Saturday, July 13, 2024

Muslim convert claims religious discrimination

A Gaborone based Motswana Muslim lawyer is considering to relocate from Botswana on the grounds that she is being discriminated by her colleagues  the public at large due to her Islamic religion 

However Law Society of Botswana (LSB) says it is not aware of any discrimination targeted at Muslim lawyers.

In an interview with The Telegraph this week Thurai Bathusitse Mooketsi from Mochudi village in Kgatleng district said she has been subjected to discrimination for being a Muslim woman and a being private attorney.

“I encounter ill-treatment and discrimination.  I am considering relocating from Botswana to a more tolerant country.  I am yet to decide which country,” she said.

She added that it started some years ago when she got married to a Tanzanian man who is a Muslim and has worked in the judiciary for sometime in Botswana.

“Everybody abuses me verbally and I am now unable to stomach it anymore,” she said. 

Mooketsi said that some of the worst discrimination came from her family when they described her as a “lost woman” because of Islamic region that she has chosen.

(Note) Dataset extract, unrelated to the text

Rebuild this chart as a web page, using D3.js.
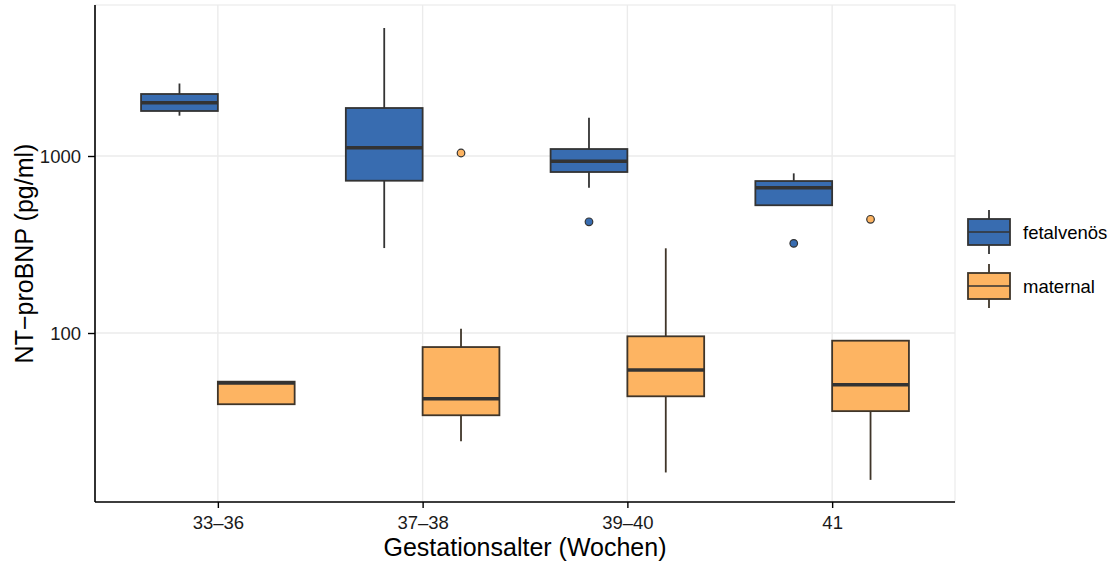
<!DOCTYPE html>
<html>
<head>
<meta charset="utf-8">
<script src="https://cdn.jsdelivr.net/npm/d3@7"></script>
<style>
  html, body { margin: 0; padding: 0; background: #fff; }
  svg { display: block; font-family: "Liberation Sans", Arial, Helvetica, sans-serif; }
</style>
</head>
<body>
<svg id="chart" width="1115" height="562"></svg>
<script>
// Gestational age groups and sample types
const categories = ["33\u201336", "37\u201338", "39\u201340", "41"];
const groups = ["fetalvenös", "maternal"];

// Box statistics per group (pg/ml), one entry per category
const fetalMin    = [1690, 302, 662, 522];
const fetalQ1     = [1796, 725, 812, 527];
const fetalMedian = [2000, 1114, 934, 662];
const fetalQ3     = [2240, 1867, 1095, 722];
const fetalMax    = [2568, 5287, 1646, 798];
const fetalOutliers = [[], [], [425], [321]];

const maternalMin    = [39.6, 24.5, 16.3, 14.8];
const maternalQ1     = [39.6, 34.3, 43.9, 36.2];
const maternalMedian = [52.2, 42.5, 61.8, 51.0];
const maternalQ3     = [53.1, 83.3, 95.8, 90.5];
const maternalMax    = [53.1, 105.7, 301, 90.5];
const maternalOutliers = [[], [1040], [], [439]];

const yTicks = [100, 1000];
const yTickLabels = ["100", "1000"];

const fillColors = { "fetalvenös": "#386cb0", "maternal": "#fdb462" };
const lineColors = { "fetalvenös": "#333333", "maternal": "#3f3529" };

// Build one record per box from the arrays above
const boxes = [];
categories.forEach((c, i) => {
  boxes.push({ cat: c, group: "fetalvenös", min: fetalMin[i], q1: fetalQ1[i], med: fetalMedian[i], q3: fetalQ3[i], max: fetalMax[i], out: fetalOutliers[i] });
  boxes.push({ cat: c, group: "maternal", min: maternalMin[i], q1: maternalQ1[i], med: maternalMedian[i], q3: maternalQ3[i], max: maternalMax[i], out: maternalOutliers[i] });
});

const svg = d3.select("#chart");
const panel = { left: 95, right: 955, top: 5, bottom: 502 };

const x = d3.scalePoint().domain(categories).range([panel.left, panel.right]).padding(0.6);
const step = x.step();
const xg = d3.scaleBand().domain(groups).range([-0.375 * step, 0.375 * step]);
const y = d3.scaleLog().domain([11.1, 7130]).range([panel.bottom, panel.top]);

// Panel frame and grid
svg.append("rect")
  .attr("x", panel.left).attr("y", panel.top)
  .attr("width", panel.right - panel.left).attr("height", panel.bottom - panel.top)
  .attr("fill", "#fff").attr("stroke", "#ebebeb").attr("stroke-width", 1.2);

const grid = svg.append("g");
grid.selectAll("line.vg").data(categories).join("line")
  .attr("x1", d => x(d)).attr("x2", d => x(d))
  .attr("y1", panel.top).attr("y2", panel.bottom)
  .attr("stroke", "#ebebeb").attr("stroke-width", 1.4);
grid.selectAll("line.hg").data(yTicks).join("line")
  .attr("x1", panel.left).attr("x2", panel.right)
  .attr("y1", d => y(d)).attr("y2", d => y(d))
  .attr("stroke", "#ebebeb").attr("stroke-width", 1.4);

// Boxplots
const bw = xg.bandwidth();
const bg = svg.append("g").selectAll("g").data(boxes).join("g")
  .attr("transform", d => `translate(${x(d.cat) + xg(d.group)},0)`);

bg.append("line")
  .attr("x1", bw / 2).attr("x2", bw / 2)
  .attr("y1", d => y(d.max)).attr("y2", d => y(d.q3))
  .attr("stroke", d => lineColors[d.group]).attr("stroke-width", 1.8);
bg.append("line")
  .attr("x1", bw / 2).attr("x2", bw / 2)
  .attr("y1", d => y(d.q1)).attr("y2", d => y(d.min))
  .attr("stroke", d => lineColors[d.group]).attr("stroke-width", 1.8);
bg.append("rect")
  .attr("x", 0).attr("width", bw)
  .attr("y", d => y(d.q3)).attr("height", d => y(d.q1) - y(d.q3))
  .attr("fill", d => fillColors[d.group])
  .attr("stroke", d => lineColors[d.group]).attr("stroke-width", 1.8);
bg.append("line")
  .attr("x1", 0).attr("x2", bw)
  .attr("y1", d => y(d.med)).attr("y2", d => y(d.med))
  .attr("stroke", "#333333").attr("stroke-width", 3.4);
bg.selectAll("circle").data(d => d.out.map(v => ({ v, group: d.group }))).join("circle")
  .attr("cx", bw / 2).attr("cy", d => y(d.v)).attr("r", 3.8)
  .attr("fill", d => fillColors[d.group])
  .attr("stroke", "#333333").attr("stroke-width", 1.2);

// Axes
const xAxis = svg.append("g").attr("transform", `translate(0,${panel.bottom})`)
  .call(d3.axisBottom(x).tickSize(6));
const yAxis = svg.append("g").attr("transform", `translate(${panel.left},0)`)
  .call(d3.axisLeft(y).tickValues(yTicks).tickFormat((d, i) => yTickLabels[i]).tickSize(7));
[xAxis, yAxis].forEach(a => {
  a.select(".domain").attr("stroke", "#000").attr("stroke-width", 1.6);
  a.selectAll(".tick line").attr("stroke", "#000").attr("stroke-width", 1.4);
  a.selectAll(".tick text").attr("fill", "#1a1a1a").attr("font-size", 18.5)
    .attr("font-family", "Liberation Sans, Arial, sans-serif");
});
xAxis.selectAll(".tick text").attr("y", 27).attr("dy", 0);
yAxis.selectAll(".tick text").attr("x", -14).attr("dy", "0.36em");
xAxis.select(".domain").attr("d", `M${panel.left},0H${panel.right}`);
yAxis.select(".domain").attr("d", `M0,${panel.bottom}V${panel.top}`);

// Axis titles
svg.append("text")
  .attr("x", (panel.left + panel.right) / 2).attr("y", 556)
  .attr("text-anchor", "middle").attr("font-size", 25).attr("fill", "#000")
  .text("Gestationsalter (Wochen)");
svg.append("text")
  .attr("transform", `translate(33,${(panel.top + panel.bottom) / 2}) rotate(-90)`)
  .attr("text-anchor", "middle").attr("font-size", 25).attr("fill", "#000")
  .text("NT\u2212proBNP (pg/ml)");

// Legend
const legend = svg.append("g").attr("transform", "translate(956,186)");
legend.append("rect").attr("x", 0).attr("y", 0).attr("width", 159).attr("height", 132).attr("fill", "#fff");
const keyX = 12, keyW = 42;
const items = legend.selectAll("g.item").data(groups).join("g")
  .attr("transform", (d, i) => `translate(0,${24 + i * 54})`);
items.append("line")
  .attr("x1", keyX + keyW / 2).attr("x2", keyX + keyW / 2)
  .attr("y1", 0).attr("y2", 44)
  .attr("stroke", d => lineColors[d]).attr("stroke-width", 1.8);
items.append("rect")
  .attr("x", keyX).attr("y", 9).attr("width", keyW).attr("height", 26)
  .attr("fill", d => fillColors[d])
  .attr("stroke", d => lineColors[d]).attr("stroke-width", 1.8);
items.append("line")
  .attr("x1", keyX).attr("x2", keyX + keyW)
  .attr("y1", 22).attr("y2", 22)
  .attr("stroke", "#333333").attr("stroke-width", 1.5);
items.append("text")
  .attr("x", 67).attr("y", 22).attr("dy", "0.36em")
  .attr("font-size", 18.5).attr("fill", "#000")
  .text(d => d);
</script>
</body>
</html>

She said with time her family decided to accept her and tolerate her religion. 

But Mooketsi added that still some of her relatives view her as a “lost woman.” 

“I remember disturbing incidents in which I was being verbally abused by my colleagues while in court premises just because of the religion that I belong to. This hurts a lot,” she said. 

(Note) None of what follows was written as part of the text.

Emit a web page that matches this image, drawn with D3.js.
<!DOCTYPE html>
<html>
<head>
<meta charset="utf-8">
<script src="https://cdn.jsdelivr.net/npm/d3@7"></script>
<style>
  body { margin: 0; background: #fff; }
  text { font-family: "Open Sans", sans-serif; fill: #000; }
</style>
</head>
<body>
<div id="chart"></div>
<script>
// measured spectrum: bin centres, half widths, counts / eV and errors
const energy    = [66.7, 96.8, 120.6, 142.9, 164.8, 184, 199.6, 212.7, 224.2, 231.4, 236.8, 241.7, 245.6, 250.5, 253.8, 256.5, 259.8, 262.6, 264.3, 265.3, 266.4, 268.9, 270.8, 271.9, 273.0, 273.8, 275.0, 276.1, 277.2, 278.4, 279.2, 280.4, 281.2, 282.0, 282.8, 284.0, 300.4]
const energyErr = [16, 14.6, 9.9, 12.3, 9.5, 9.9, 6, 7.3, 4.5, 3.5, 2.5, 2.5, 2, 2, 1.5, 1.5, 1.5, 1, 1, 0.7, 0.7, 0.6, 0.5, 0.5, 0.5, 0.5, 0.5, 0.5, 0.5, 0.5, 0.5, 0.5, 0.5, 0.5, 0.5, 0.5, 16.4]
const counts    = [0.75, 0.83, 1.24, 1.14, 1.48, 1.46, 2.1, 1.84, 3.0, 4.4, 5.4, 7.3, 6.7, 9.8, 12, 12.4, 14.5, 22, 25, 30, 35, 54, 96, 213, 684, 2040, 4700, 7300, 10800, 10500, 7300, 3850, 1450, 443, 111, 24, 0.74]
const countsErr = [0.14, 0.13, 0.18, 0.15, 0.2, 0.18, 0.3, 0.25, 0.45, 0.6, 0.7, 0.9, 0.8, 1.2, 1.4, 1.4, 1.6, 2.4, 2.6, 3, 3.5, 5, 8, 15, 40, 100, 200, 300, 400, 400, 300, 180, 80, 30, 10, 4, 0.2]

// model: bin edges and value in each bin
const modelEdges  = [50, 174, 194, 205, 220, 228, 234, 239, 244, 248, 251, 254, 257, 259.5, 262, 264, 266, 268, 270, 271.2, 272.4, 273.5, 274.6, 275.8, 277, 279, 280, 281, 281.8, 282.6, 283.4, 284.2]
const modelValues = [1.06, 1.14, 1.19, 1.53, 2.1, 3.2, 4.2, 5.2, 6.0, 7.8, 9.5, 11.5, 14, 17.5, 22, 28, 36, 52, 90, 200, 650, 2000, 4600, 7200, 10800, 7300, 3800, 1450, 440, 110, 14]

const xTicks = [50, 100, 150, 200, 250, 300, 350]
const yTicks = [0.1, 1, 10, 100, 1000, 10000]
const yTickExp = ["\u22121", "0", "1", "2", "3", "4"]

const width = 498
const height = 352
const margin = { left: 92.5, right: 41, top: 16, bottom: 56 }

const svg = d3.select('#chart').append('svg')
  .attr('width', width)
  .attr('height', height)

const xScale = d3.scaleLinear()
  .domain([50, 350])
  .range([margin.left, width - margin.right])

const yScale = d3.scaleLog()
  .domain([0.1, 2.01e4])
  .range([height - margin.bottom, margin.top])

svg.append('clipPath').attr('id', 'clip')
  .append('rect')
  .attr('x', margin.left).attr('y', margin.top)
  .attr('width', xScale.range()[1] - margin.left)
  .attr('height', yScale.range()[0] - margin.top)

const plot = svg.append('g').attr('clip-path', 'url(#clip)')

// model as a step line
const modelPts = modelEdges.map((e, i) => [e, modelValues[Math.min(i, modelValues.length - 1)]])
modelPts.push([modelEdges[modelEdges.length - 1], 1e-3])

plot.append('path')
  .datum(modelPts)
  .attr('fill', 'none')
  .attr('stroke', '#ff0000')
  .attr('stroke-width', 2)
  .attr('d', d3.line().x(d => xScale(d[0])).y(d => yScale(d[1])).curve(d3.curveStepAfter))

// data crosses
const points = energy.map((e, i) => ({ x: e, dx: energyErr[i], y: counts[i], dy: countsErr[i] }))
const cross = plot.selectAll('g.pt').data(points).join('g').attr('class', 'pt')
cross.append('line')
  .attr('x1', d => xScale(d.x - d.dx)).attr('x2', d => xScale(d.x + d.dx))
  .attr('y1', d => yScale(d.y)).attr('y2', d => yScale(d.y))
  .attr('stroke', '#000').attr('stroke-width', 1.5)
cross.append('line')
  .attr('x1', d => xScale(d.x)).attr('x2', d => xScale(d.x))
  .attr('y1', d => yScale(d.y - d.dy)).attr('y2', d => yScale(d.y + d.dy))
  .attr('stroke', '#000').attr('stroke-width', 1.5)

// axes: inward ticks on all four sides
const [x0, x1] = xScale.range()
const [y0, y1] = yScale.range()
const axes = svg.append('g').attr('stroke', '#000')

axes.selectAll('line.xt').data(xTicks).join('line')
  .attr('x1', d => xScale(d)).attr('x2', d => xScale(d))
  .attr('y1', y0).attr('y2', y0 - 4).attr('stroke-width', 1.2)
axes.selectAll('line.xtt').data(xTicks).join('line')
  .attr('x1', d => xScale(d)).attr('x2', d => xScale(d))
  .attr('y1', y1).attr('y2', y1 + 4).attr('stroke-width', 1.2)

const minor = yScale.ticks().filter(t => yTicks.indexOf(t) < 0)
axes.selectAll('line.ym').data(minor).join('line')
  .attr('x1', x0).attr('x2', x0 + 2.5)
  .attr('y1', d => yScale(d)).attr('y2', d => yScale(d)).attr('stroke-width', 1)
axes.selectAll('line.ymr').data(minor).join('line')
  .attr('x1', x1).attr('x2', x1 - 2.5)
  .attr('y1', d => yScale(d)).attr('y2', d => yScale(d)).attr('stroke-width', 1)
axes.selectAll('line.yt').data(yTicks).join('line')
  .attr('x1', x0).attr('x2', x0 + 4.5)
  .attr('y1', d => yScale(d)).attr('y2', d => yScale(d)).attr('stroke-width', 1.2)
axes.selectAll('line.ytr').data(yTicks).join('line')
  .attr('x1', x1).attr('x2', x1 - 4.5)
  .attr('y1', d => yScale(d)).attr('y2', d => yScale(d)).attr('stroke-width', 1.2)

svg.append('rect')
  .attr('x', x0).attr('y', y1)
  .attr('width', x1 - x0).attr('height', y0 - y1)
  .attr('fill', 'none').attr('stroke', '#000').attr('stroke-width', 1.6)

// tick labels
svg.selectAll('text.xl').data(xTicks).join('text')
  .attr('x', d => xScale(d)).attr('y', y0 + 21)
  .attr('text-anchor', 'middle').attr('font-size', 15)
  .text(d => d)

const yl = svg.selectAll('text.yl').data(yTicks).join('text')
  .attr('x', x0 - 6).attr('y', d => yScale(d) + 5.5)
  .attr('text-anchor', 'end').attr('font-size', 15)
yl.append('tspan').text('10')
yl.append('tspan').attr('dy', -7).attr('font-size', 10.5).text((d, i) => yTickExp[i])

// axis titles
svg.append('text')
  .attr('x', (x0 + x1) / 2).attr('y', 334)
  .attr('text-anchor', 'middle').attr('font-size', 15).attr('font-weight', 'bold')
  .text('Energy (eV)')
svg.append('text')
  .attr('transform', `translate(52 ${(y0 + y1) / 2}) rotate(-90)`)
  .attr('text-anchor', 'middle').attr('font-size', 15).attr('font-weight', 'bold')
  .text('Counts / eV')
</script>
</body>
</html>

“What hurts me most is the fact that I am being called all sorts of names that include jihadist even to the extent that I am being accused to be a Boko Haram activist.” 

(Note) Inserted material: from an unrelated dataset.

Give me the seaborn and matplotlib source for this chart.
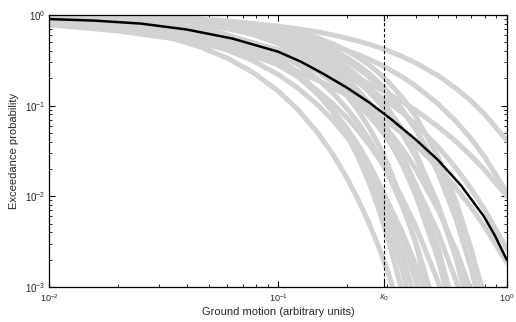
import numpy as np
import pandas as pd
import matplotlib
matplotlib.use("Agg")
import matplotlib.pyplot as plt
import seaborn as sns

# ---------------- data ----------------
x_grid = [0.01, 0.02, 0.035, 0.0458, 0.06, 0.0775, 0.1, 0.1225, 0.15, 0.1732, 0.2,
          0.2236, 0.25, 0.2739, 0.3, 0.35, 0.4, 0.5, 0.6, 0.7, 0.8, 1.0]

curve_a = [0.975, 0.949, 0.910, 0.8824, 0.847, 0.8049, 0.753, 0.7039, 0.648, 0.6034, 0.555, 0.5163, 0.476, 0.4414, 0.407, 0.347, 0.296, 0.215, 0.155, 0.112, 0.0805, 0.0416]
curve_b = [0.956, 0.914, 0.854, 0.8137, 0.763, 0.7057, 0.638, 0.5763, 0.509, 0.4587, 0.407, 0.3656, 0.325, 0.2915, 0.259, 0.207, 0.165, 0.105, 0.0672, 0.0429, 0.0273, 0.0111]
curve_l = [0.859, 0.7214, 0.5459, 0.443, 0.3339, 0.2335, 0.1456, 0.0898, 0.0491, 0.02928, 0.01594, 0.00926, 0.00503, 0.002871, 0.001546, 4.66e-4, 1.38e-4, 1.15e-5, 9.1e-7, 7.0e-8, 5.1e-9, 2.5e-11]
curve_c1 = [0.9665, 0.9081, 0.7999, 0.7159, 0.6058, 0.4791, 0.3402, 0.2317, 0.1379, 0.0856, 0.04736, 0.02721, 0.01408, 0.00753, 0.003686, 8.57e-4, 1.79e-4, 5.8e-6, 1.3e-7, 2.1e-9, 2.5e-11, 1.5e-15]
curve_c2 = [0.9561, 0.8882, 0.7715, 0.6852, 0.5759, 0.4542, 0.3237, 0.2235, 0.1368, 0.08773, 0.05095, 0.03082, 0.01712, 0.00985, 0.005254, 0.001481, 3.88e-4, 2.2e-5, 9.6e-7, 3.4e-8, 1.0e-9, 5.0e-13]
curve_c3 = [0.9418, 0.8627, 0.7365, 0.6480, 0.5399, 0.4234, 0.3021, 0.2104, 0.1316, 0.0868, 0.05246, 0.03311, 0.01945, 0.01184, 0.00679, 0.002241, 7.04e-4, 6.1e-5, 4.6e-6, 3.0e-7, 1.7e-8, 4.2e-11]
curve_c4 = [0.930, 0.8437, 0.7131, 0.6245, 0.5192, 0.4079, 0.2931, 0.2072, 0.1328, 0.08986, 0.0564, 0.03697, 0.02278, 0.01459, 0.00886, 0.0033, 0.001186, 1.42e-4, 1.54e-5, 1.5e-6, 1.4e-7, 1.0e-9]
curve_c5 = [0.870, 0.752, 0.601, 0.5102, 0.4108, 0.3138, 0.2209, 0.1552, 0.1003, 0.06937, 0.0452, 0.03093, 0.0202, 0.01373, 0.00898, 0.00397, 0.001744, 3.35e-4, 6.35e-5, 1.19e-5, 2.2e-6, 7.5e-8]
curve_c6 = [0.950, 0.8829, 0.7749, 0.6976, 0.6015, 0.4941, 0.3762, 0.2815, 0.1934, 0.1387, 0.0931, 0.06469, 0.04251, 0.02875, 0.01852, 0.00776, 0.003131, 4.67e-4, 6.2e-5, 7.5e-6, 8.3e-7, 8.1e-9]
curve_c7 = [0.890, 0.7873, 0.652, 0.5679, 0.4732, 0.377, 0.2804, 0.2082, 0.1442, 0.1055, 0.0735, 0.05333, 0.03722, 0.02685, 0.01876, 0.0094, 0.00469, 0.00116, 2.84e-4, 6.9e-5, 1.65e-5, 9.4e-7]
curve_c8 = [0.970, 0.9248, 0.846, 0.7857, 0.7063, 0.6116, 0.4989, 0.4001, 0.2992, 0.2308, 0.1682, 0.1256, 0.0894, 0.06508, 0.0454, 0.0221, 0.01037, 0.002053, 3.61e-4, 5.7e-5, 8.1e-6, 1.3e-7]
curve_c9 = [0.930, 0.8552, 0.7478, 0.676, 0.590, 0.4966, 0.395, 0.3127, 0.2333, 0.1815, 0.1352, 0.104, 0.07722, 0.0588, 0.04352, 0.02431, 0.01344, 0.00402, 0.001171, 3.33e-4, 9.3e-5, 6.9e-6]
curve_c10 = [0.980, 0.9482, 0.8901, 0.8439, 0.7809, 0.7023, 0.6035, 0.5114, 0.4105, 0.3367, 0.2642, 0.2111, 0.1623, 0.1267, 0.0957, 0.0544, 0.02993, 0.0083, 0.002063, 4.66e-4, 9.7e-5, 3.3e-6]
curve_c11 = [0.920, 0.8421, 0.7349, 0.665, 0.5825, 0.4939, 0.3982, 0.3206, 0.2453, 0.1954, 0.1499, 0.1187, 0.0912, 0.07182, 0.0552, 0.03331, 0.02006, 0.0072, 0.002562, 9.04e-4, 3.17e-4, 3.8e-5]
curve_c12 = [0.985, 0.9602, 0.9138, 0.8761, 0.8233, 0.7559, 0.6685, 0.584, 0.4876, 0.4141, 0.3389, 0.2811, 0.2259, 0.1839, 0.1454, 0.0904, 0.0546, 0.01837, 0.00561, 0.001564, 4.03e-4, 2.2e-5]
curve_c13 = [0.990, 0.9719, 0.9361, 0.9057, 0.862, 0.8041, 0.7261, 0.6479, 0.5551, 0.4816, 0.4037, 0.3422, 0.2814, 0.2336, 0.1886, 0.1222, 0.0765, 0.02746, 0.00885, 0.002577, 6.84e-4, 3.75e-5]
curve_d1 = [0.8328, 0.7428, 0.6441, 0.5879, 0.5265, 0.4644, 0.3996, 0.3475, 0.2958, 0.2599, 0.2254, 0.1997, 0.1752, 0.1562, 0.1382, 0.1103, 0.0889, 0.0590, 0.04017, 0.02784, 0.01961, 0.01008]
curve_d2 = [0.7788, 0.6662, 0.5483, 0.4840, 0.4163, 0.3507, 0.2857, 0.2360, 0.1893, 0.1587, 0.1306, 0.1107, 0.0926, 0.0792, 0.0670, 0.04924, 0.03665, 0.02094, 0.01238, 0.00750, 0.00465, 0.00187]
curve_d3 = [0.8781, 0.7937, 0.6923, 0.6313, 0.5625, 0.4911, 0.4152, 0.3535, 0.2921, 0.2499, 0.2097, 0.1801, 0.1525, 0.1316, 0.1121, 0.0832, 0.0622, 0.03535, 0.02046, 0.01203, 0.00716, 0.00263]
curve_e1 = [0.9774, 0.9373, 0.8609, 0.7991, 0.7144, 0.6103, 0.4850, 0.3749, 0.2647, 0.1922, 0.1292, 0.0891, 0.0573, 0.03768, 0.02331, 0.00875, 0.00306, 3.07e-4, 2.4e-5, 1.5e-6, 7.8e-8, 1.2e-10]
curve_e2 = [0.9757, 0.9370, 0.8673, 0.8126, 0.7387, 0.6484, 0.5384, 0.4393, 0.3355, 0.2629, 0.1951, 0.1480, 0.1072, 0.0791, 0.0560, 0.02796, 0.01342, 0.002756, 4.97e-4, 7.9e-5, 1.14e-5, 1.8e-7]
curve_e3 = [0.9707, 0.9293, 0.8592, 0.8063, 0.7365, 0.6527, 0.5521, 0.4613, 0.3655, 0.2972, 0.2315, 0.1843, 0.1415, 0.1107, 0.0839, 0.04839, 0.02722, 0.0081, 0.002239, 5.78e-4, 1.40e-4, 7.1e-6]
curve_e4 = [0.9763, 0.9427, 0.8850, 0.8409, 0.7818, 0.7094, 0.6199, 0.5365, 0.4448, 0.3766, 0.3080, 0.2563, 0.2072, 0.1700, 0.1360, 0.08735, 0.0550, 0.02073, 0.00737, 0.002474, 7.92e-4, 7.2e-5]

gray_curves = {
    "A": curve_a, "B": curve_b, "L": curve_l,
    "c1": curve_c1, "c2": curve_c2, "c3": curve_c3, "c4": curve_c4,
    "c5": curve_c5, "c6": curve_c6, "c7": curve_c7, "c8": curve_c8,
    "c9": curve_c9, "c10": curve_c10, "c11": curve_c11, "c12": curve_c12,
    "c13": curve_c13, "d1": curve_d1, "d2": curve_d2, "d3": curve_d3,
    "e1": curve_e1, "e2": curve_e2, "e3": curve_e3, "e4": curve_e4,
}

mean_x = [0.01, 0.0158, 0.0251, 0.0398, 0.0631, 0.1, 0.126, 0.158, 0.2, 0.251,
          0.316, 0.398, 0.501, 0.631, 0.794, 0.891, 1.0]
mean_y = [0.902, 0.867, 0.804, 0.692, 0.550, 0.394, 0.305, 0.224, 0.158, 0.108,
          0.0692, 0.0427, 0.0251, 0.0132, 0.00603, 0.00363, 0.00200]

x0 = 0.29
x_tick_values = [0.01, 0.1, x0, 1.0]
x_tick_labels = [r"$10^{-2}$", r"$10^{-1}$", r"$x_0$", r"$10^{0}$"]

x_label = "Ground motion (arbitrary units)"
y_label = "Exceedance probability"

# ---------------- table for seaborn ----------------
rows = []
for name, vals in gray_curves.items():
    for xv, yv in zip(x_grid, vals):
        rows.append((name, xv, yv))
df = pd.DataFrame(rows, columns=["curve", "x", "p"])

# ---------------- style ----------------
sns.set_theme(style="ticks")
plt.rcParams["font.family"] = ["Liberation Sans", "DejaVu Sans"]
plt.rcParams["mathtext.fontset"] = "custom"
plt.rcParams["mathtext.rm"] = "Liberation Sans"
plt.rcParams["mathtext.it"] = "Liberation Sans:italic"
plt.rcParams["axes.edgecolor"] = "black"
plt.rcParams["axes.linewidth"] = 0.9

fig, ax = plt.subplots(figsize=(5.16, 3.22), dpi=100)
fig.subplots_adjust(left=0.0959, right=0.982, bottom=0.1087, top=0.9534)

sns.lineplot(data=df, x="x", y="p", units="curve", estimator=None,
             color="#d2d2d2", lw=3.6, ax=ax, legend=False)
sns.lineplot(x=mean_x, y=mean_y, color="black", lw=1.8, ax=ax, legend=False)
ax.axvline(x0, color="black", lw=0.8, ls=(0, (3, 2)))

ax.set_xscale("log")
ax.set_yscale("log")
ax.set_xlim(0.01, 1.0)
ax.set_ylim(1e-3, 1.0)

ax.set_xticks(x_tick_values)
ax.set_xticklabels(x_tick_labels)

ax.tick_params(which="both", direction="in", top=True, right=True, color="black")
ax.tick_params(which="major", length=4, width=0.8)
ax.tick_params(which="minor", length=2, width=0.6)
ax.tick_params(axis="x", labelsize=6.5, pad=4)
ax.tick_params(axis="y", labelsize=7, pad=3)

ax.set_xlabel(x_label, fontsize=8, labelpad=2)
ax.set_ylabel(y_label, fontsize=8, labelpad=4)

for s in ax.spines.values():
    s.set_color("black")
    s.set_linewidth(0.9)

fig.savefig("out.png", dpi=100)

Mooketsi said that she intends to take up her concerns with the relevant authorities including petitioning President Ian Khama.

When contacted for comment the chairman of Law Society of Botswana Lawrence Lecha said he was not aware of discrimination against Muslim lawyers. 

“The constitution of this country does not allow any discrimination based on religious orientation.”

“If my mind serves me well I am only aware of only one lady who is a Muslim and she participates in all the activities conducted by the Law Society,” said Lecha.  

Mooketsi’s brother Councillor Tona Mooketsi said it is true that his sister is a Muslim and initially that brought some challenges for the family. 

 “It was hard to accept her religion but due to her patience she took us along and made understand and appreciate her religion as a family and that eased tremendously the tension between us,” he said.